Is this approach correct?

Next step is to find the path between 2 nodes with the smallest weight. I found this function: networkx.algorithms.shortest_paths.generic.shortest_path which I think is doing the right thing. However, it uses weights on the edge instead of weights on the nodes. Could someone explain me what this function does, what the difference between wieghts on the nodes and weights on the edges is for networkx, and how I could achieve what I am looking for? Thanks :)

1

1 Answers

2
votes

This generally looks right.

You might use bidirectional_dijkstra. It can be significantly faster if you know the source and target nodes of your path (see my comments at the bottom).

To handle the edge vs node weight issue, there are two options. First note that you are after the sum of the nodes along the path. If I give each edge a weight w(u,v) = w(u) + w(v) then the sum of weights along this is w(source) + w(target) + 2 sum(w(v)) where the nodes v are all nodes found along the way. Whatever has the minimum weight with these edge weights will have the minimum weight with the node weights.
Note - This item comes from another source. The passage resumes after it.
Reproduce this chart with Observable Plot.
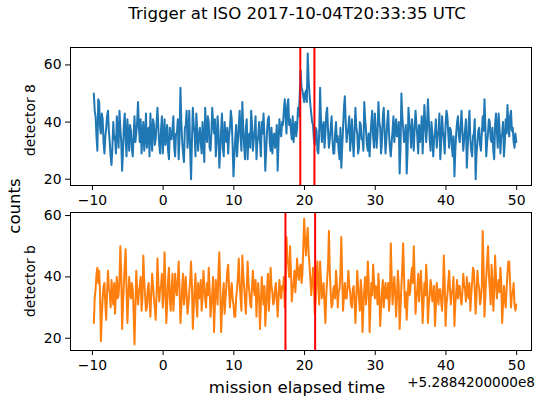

So you could go and assign each edge the weight to be the sum of the two nodes.

for edge in G.edges():
    G.edges[edge]['weight'] = G.nodes[edge[0]]['weight'] + G.nodes[edge[1]]['weight']

But an alternative is to note that the weight input into bidirectional_dijkstra can be a function that takes the edge as input. Define your own function to give the sum of the two node weights:

def f(edge):
    u,v = edge
    return G.nodes[u]['weight'] + G.nodes[v]['weight']

and then in your call do bidirectional_dijkstra(G, source, target, weight=f)

So the choices I'm suggesting are to either assign each edge a weight equal to the sum of the node weights or define a function that will give those weights just for the edges the algorithm encounters. Efficiency-wise I expect it will take more time to figure out which is better than it takes to code either algorithm. The only performance issue is that assigning all the weights will use more memory. Assuming memory isn't an issue, use whichever one you think is easiest to implement and maintain.


Some comments on bidirectional dijkstra: Imagine you have two points in space a distance R apart and you want to find the shortest distance between them. The dijkstra algorithm (which is the default of shortest_path) will explore every point within distance D of the source point. Basically it's like expanding a balloon centered at the first point until it reaches the other. This has a volume (4/3) pi R^3. With bidirectional_dijkstra we inflate balloons centered at each until they touch. They will each have radius R/2. So the volume is (4/3)pi (R/2)^3 + (4/3) pi (R/2)^3, which is a quarter the volume of the original balloon, so the algorithm has explored a quarter of the space. Since networks can have very high effective dimension, the savings is often much bigger.